Records with drawing code:
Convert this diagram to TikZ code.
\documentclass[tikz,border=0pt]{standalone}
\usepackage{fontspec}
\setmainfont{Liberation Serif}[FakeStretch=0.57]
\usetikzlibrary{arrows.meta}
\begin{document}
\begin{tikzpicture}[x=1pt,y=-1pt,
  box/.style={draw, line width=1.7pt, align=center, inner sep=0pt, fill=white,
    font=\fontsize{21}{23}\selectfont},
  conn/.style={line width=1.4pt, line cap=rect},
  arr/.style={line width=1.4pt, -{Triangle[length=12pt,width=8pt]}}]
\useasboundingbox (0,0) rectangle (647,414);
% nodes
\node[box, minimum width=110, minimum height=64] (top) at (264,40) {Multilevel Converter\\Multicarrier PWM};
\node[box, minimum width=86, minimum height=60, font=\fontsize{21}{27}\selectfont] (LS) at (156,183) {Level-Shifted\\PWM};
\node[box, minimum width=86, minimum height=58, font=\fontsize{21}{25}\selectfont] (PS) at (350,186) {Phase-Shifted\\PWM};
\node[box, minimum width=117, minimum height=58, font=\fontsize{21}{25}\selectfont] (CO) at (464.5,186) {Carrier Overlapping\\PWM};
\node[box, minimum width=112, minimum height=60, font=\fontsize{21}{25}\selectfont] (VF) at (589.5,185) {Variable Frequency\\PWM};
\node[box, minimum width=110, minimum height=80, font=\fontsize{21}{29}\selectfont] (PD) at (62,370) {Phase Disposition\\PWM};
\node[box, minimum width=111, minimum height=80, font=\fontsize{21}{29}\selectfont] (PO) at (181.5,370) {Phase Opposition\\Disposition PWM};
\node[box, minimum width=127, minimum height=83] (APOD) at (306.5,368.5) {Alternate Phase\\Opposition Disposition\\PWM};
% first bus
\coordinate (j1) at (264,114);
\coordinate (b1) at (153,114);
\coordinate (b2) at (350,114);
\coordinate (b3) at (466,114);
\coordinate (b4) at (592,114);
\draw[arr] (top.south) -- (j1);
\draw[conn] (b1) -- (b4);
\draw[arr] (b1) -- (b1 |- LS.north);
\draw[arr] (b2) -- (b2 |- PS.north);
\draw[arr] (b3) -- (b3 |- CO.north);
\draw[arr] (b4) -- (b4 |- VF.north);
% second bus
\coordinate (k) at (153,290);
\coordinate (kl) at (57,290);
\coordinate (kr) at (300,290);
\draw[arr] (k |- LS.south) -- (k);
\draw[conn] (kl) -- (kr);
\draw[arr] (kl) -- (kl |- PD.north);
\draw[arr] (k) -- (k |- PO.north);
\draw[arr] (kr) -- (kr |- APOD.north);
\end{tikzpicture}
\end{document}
==
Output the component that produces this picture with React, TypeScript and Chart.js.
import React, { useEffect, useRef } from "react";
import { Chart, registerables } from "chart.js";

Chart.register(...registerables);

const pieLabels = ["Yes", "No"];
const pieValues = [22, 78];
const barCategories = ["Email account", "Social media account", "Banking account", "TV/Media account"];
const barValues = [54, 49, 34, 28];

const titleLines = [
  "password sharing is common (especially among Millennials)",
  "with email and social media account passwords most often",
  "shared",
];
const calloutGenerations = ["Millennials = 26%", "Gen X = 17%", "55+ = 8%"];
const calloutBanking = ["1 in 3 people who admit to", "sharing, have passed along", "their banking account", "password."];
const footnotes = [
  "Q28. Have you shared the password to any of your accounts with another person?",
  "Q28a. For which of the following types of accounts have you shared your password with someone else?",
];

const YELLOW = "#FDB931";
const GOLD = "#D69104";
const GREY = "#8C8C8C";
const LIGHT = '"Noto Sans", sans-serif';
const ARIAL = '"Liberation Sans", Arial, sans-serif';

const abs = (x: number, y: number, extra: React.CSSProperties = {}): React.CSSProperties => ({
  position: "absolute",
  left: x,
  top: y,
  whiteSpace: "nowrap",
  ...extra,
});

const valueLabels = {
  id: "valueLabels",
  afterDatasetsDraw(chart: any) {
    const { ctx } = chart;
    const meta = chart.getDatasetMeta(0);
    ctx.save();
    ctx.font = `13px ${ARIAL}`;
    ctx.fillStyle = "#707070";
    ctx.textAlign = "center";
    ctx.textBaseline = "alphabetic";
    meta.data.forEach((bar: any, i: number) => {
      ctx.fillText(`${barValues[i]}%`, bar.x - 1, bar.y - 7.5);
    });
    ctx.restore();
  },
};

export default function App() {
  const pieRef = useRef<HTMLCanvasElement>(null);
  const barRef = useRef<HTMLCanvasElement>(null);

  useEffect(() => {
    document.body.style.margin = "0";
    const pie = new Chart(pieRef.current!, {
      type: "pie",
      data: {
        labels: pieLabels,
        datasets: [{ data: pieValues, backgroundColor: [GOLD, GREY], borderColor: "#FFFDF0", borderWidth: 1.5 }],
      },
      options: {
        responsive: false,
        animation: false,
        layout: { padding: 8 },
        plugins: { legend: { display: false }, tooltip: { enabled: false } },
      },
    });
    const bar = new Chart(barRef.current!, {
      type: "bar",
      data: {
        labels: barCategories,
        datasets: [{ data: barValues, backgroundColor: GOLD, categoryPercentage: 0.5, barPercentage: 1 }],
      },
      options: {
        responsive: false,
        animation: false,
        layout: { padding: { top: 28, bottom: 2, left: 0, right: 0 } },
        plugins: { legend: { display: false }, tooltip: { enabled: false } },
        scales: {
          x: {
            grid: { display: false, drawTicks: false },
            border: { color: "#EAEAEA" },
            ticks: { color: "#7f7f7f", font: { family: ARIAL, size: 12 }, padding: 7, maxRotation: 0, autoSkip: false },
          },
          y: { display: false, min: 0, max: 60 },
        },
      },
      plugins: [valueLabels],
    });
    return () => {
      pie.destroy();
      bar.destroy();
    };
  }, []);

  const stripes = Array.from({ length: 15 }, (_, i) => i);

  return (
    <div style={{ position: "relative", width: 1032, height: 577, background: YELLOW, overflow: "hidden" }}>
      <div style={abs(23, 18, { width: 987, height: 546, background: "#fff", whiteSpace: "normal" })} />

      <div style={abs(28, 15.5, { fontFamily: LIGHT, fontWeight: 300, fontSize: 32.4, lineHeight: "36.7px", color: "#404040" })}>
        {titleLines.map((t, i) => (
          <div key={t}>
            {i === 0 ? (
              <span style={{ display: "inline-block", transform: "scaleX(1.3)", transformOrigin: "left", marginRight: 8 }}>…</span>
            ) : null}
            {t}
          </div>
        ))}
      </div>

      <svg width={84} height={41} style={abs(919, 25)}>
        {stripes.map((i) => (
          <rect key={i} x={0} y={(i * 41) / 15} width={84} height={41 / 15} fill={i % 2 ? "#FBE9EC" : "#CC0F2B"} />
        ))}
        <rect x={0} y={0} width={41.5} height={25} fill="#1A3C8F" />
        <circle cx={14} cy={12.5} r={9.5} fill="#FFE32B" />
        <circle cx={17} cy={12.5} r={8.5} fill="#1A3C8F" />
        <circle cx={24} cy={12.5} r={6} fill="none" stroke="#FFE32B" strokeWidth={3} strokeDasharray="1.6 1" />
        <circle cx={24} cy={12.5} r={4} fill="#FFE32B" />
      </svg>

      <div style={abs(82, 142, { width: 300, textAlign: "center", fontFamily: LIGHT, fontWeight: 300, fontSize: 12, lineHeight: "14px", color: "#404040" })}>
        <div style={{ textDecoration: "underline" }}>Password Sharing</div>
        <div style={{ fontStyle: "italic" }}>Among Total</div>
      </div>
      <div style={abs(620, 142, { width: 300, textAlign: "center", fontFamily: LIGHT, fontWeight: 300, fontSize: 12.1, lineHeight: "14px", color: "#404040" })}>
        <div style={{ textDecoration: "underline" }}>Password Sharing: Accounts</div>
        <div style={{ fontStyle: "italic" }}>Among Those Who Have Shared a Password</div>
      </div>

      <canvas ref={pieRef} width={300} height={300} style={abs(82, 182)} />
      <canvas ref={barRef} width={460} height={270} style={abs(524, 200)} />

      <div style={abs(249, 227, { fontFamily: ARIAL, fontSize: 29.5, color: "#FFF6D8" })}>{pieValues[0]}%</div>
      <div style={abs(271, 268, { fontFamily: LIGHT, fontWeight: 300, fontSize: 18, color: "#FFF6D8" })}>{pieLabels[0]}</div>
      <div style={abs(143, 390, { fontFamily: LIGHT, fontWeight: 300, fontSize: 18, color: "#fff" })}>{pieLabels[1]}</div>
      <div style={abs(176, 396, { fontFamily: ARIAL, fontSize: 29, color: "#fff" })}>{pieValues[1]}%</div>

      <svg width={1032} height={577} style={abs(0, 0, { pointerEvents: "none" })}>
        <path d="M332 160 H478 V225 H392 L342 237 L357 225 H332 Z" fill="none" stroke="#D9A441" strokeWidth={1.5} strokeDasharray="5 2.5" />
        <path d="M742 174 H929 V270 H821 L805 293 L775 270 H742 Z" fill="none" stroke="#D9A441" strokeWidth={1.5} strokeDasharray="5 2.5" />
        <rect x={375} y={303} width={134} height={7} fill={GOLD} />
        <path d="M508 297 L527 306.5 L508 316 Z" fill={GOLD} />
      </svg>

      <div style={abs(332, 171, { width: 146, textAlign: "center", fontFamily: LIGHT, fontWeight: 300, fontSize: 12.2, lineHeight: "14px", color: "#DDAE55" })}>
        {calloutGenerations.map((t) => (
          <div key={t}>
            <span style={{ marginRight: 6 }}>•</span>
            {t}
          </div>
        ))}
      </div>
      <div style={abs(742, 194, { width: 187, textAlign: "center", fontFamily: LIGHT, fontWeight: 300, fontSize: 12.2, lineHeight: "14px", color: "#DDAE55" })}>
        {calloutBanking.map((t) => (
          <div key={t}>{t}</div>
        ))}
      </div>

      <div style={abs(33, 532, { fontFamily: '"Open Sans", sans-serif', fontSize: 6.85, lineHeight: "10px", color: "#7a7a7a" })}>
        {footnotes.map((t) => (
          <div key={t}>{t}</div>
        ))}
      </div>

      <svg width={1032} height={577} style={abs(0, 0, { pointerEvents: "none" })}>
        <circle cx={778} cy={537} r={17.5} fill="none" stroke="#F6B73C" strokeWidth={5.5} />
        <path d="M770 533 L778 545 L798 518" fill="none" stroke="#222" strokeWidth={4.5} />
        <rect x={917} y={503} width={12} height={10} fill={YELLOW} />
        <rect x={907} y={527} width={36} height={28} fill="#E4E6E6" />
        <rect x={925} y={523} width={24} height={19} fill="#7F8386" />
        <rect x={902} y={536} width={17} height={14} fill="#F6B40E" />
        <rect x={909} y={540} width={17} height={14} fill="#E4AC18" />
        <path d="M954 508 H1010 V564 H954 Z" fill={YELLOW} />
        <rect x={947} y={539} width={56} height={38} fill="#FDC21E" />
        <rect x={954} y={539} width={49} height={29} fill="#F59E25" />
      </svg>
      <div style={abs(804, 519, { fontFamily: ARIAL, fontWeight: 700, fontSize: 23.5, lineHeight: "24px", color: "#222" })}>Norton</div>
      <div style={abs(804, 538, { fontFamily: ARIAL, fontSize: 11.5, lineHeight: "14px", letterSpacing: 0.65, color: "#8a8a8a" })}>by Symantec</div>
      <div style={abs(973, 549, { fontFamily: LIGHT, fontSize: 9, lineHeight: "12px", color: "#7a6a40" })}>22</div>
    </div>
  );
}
==
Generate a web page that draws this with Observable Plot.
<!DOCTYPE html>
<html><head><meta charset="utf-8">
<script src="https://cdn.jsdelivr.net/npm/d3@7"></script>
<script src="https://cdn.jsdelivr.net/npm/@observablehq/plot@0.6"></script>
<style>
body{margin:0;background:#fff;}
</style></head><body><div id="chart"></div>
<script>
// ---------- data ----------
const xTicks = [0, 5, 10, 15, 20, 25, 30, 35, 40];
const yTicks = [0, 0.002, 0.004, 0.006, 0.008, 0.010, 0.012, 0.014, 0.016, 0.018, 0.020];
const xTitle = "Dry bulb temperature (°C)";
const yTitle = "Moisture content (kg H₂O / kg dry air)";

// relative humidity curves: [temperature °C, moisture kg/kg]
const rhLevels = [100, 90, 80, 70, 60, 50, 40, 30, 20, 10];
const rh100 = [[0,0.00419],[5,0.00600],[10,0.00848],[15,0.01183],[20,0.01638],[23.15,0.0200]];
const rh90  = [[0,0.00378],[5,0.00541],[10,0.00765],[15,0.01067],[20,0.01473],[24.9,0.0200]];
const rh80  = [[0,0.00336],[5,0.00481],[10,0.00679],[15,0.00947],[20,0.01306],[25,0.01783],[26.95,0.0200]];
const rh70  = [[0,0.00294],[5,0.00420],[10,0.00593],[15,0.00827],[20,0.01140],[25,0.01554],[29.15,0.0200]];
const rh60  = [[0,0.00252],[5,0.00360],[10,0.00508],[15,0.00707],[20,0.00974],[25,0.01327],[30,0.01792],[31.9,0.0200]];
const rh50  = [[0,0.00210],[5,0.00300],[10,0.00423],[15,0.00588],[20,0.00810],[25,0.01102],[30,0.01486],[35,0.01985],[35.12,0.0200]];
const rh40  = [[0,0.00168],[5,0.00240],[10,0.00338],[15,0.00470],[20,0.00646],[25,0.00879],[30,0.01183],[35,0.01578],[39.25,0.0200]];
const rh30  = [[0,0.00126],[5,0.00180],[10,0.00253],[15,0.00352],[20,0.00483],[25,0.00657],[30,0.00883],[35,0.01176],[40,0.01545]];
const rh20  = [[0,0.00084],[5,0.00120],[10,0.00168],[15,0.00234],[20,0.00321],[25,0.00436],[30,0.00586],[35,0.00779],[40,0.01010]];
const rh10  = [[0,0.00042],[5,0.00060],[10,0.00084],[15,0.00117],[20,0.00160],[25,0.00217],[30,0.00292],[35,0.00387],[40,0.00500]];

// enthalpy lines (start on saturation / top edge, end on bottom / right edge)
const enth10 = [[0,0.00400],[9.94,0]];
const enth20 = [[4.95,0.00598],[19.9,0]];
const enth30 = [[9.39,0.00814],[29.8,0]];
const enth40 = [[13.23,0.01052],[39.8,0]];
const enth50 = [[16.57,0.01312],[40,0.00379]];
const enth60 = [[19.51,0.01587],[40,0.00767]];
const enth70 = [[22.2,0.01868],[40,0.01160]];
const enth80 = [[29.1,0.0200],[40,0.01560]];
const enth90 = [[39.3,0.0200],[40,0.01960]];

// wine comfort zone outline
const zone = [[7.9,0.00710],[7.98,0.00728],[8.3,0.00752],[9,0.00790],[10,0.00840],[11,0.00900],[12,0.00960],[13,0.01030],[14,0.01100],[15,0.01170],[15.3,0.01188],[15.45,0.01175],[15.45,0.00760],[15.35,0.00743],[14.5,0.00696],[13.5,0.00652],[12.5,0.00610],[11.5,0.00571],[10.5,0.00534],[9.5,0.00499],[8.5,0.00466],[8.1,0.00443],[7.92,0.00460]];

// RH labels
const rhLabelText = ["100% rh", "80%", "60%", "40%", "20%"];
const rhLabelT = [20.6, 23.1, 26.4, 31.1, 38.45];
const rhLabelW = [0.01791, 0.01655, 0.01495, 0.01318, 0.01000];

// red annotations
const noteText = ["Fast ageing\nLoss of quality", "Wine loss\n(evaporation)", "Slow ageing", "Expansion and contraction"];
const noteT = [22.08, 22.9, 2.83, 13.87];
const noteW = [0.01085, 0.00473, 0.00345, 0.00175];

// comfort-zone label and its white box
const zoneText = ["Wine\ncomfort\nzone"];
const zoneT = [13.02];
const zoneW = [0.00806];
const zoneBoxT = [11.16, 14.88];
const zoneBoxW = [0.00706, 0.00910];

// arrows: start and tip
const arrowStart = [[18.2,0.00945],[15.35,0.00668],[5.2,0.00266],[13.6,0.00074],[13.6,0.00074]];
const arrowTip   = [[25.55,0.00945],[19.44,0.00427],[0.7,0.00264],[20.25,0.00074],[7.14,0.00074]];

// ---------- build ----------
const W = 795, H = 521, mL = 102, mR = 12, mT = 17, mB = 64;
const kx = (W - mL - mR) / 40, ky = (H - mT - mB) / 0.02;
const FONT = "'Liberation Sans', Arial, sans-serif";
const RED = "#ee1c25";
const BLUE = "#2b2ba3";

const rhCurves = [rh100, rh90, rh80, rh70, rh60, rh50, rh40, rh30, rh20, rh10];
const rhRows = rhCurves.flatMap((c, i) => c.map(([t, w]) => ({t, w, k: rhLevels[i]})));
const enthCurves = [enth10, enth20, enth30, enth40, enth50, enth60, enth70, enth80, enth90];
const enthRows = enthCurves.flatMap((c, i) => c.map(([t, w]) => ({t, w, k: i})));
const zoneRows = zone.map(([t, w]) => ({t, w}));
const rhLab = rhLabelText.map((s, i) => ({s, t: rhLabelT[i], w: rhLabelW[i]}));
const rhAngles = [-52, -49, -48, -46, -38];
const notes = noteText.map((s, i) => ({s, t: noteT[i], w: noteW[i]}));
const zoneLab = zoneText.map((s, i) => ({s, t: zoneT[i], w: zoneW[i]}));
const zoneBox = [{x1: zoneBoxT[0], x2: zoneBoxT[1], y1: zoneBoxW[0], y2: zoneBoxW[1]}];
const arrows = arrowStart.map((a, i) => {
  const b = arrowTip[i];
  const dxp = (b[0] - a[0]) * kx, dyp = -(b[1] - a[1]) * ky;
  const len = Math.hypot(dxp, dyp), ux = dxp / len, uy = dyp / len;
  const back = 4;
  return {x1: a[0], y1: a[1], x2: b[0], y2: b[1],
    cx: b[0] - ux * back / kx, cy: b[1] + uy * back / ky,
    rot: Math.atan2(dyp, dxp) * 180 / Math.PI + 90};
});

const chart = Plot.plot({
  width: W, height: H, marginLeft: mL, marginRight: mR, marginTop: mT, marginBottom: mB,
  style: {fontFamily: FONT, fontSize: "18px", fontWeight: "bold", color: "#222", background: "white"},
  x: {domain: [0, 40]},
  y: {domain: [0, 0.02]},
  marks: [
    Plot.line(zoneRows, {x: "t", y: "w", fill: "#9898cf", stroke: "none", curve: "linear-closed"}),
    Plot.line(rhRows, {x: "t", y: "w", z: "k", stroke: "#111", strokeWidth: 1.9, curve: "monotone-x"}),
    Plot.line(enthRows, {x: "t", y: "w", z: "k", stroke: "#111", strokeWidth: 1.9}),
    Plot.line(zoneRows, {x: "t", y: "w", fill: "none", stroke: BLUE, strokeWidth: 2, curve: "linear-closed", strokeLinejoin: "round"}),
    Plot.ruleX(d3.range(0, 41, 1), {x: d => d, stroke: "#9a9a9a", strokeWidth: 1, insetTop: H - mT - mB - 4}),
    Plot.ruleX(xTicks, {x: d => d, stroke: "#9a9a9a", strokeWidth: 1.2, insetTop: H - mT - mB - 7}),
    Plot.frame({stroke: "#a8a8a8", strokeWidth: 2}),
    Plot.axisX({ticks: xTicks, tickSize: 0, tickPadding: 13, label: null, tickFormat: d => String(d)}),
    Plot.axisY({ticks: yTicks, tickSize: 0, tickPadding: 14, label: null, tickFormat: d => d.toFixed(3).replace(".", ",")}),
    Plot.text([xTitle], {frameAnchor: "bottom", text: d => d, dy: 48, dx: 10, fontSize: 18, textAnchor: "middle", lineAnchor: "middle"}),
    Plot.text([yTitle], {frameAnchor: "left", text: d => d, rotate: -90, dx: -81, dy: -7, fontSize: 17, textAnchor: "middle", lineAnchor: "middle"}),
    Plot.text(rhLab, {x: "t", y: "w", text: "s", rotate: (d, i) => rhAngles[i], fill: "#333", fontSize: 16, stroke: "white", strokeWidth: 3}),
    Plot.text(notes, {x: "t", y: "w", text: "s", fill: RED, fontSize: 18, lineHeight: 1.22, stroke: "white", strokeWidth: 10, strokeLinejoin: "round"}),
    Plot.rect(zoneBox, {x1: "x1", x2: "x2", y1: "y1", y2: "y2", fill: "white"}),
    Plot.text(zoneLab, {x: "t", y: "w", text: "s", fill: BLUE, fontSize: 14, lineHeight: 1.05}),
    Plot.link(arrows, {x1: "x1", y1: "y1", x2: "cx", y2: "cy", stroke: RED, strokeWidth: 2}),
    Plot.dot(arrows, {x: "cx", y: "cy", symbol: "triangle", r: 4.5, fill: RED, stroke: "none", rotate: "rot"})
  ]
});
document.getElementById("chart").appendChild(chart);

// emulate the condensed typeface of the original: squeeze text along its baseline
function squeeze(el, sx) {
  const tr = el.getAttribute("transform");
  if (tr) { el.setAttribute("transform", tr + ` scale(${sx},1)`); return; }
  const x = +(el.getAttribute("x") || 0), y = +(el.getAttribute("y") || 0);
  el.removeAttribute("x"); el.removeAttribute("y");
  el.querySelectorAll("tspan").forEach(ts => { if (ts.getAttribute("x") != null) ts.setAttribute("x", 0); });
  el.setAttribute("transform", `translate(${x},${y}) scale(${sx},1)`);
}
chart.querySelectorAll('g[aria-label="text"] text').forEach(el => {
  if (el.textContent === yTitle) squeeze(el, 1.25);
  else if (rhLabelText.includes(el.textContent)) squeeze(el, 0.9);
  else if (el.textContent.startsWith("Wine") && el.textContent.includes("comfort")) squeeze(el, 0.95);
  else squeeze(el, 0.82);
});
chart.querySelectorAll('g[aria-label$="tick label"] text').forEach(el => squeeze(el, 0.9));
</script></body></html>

What to produce: From the records above, transcribe without alteration every line from the one with "Output the component" to the one with "const barRef = useRef<HTMLCanvasElement>(null);", inclusive.

Exercise solution:
Output the component that produces this picture with React, TypeScript and Chart.js.
import React, { useEffect, useRef } from "react";
import { Chart, registerables } from "chart.js";

Chart.register(...registerables);

const pieLabels = ["Yes", "No"];
const pieValues = [22, 78];
const barCategories = ["Email account", "Social media account", "Banking account", "TV/Media account"];
const barValues = [54, 49, 34, 28];

const titleLines = [
  "password sharing is common (especially among Millennials)",
  "with email and social media account passwords most often",
  "shared",
];
const calloutGenerations = ["Millennials = 26%", "Gen X = 17%", "55+ = 8%"];
const calloutBanking = ["1 in 3 people who admit to", "sharing, have passed along", "their banking account", "password."];
const footnotes = [
  "Q28. Have you shared the password to any of your accounts with another person?",
  "Q28a. For which of the following types of accounts have you shared your password with someone else?",
];

const YELLOW = "#FDB931";
const GOLD = "#D69104";
const GREY = "#8C8C8C";
const LIGHT = '"Noto Sans", sans-serif';
const ARIAL = '"Liberation Sans", Arial, sans-serif';

const abs = (x: number, y: number, extra: React.CSSProperties = {}): React.CSSProperties => ({
  position: "absolute",
  left: x,
  top: y,
  whiteSpace: "nowrap",
  ...extra,
});

const valueLabels = {
  id: "valueLabels",
  afterDatasetsDraw(chart: any) {
    const { ctx } = chart;
    const meta = chart.getDatasetMeta(0);
    ctx.save();
    ctx.font = `13px ${ARIAL}`;
    ctx.fillStyle = "#707070";
    ctx.textAlign = "center";
    ctx.textBaseline = "alphabetic";
    meta.data.forEach((bar: any, i: number) => {
      ctx.fillText(`${barValues[i]}%`, bar.x - 1, bar.y - 7.5);
    });
    ctx.restore();
  },
};

export default function App() {
  const pieRef = useRef<HTMLCanvasElement>(null);
  const barRef = useRef<HTMLCanvasElement>(null);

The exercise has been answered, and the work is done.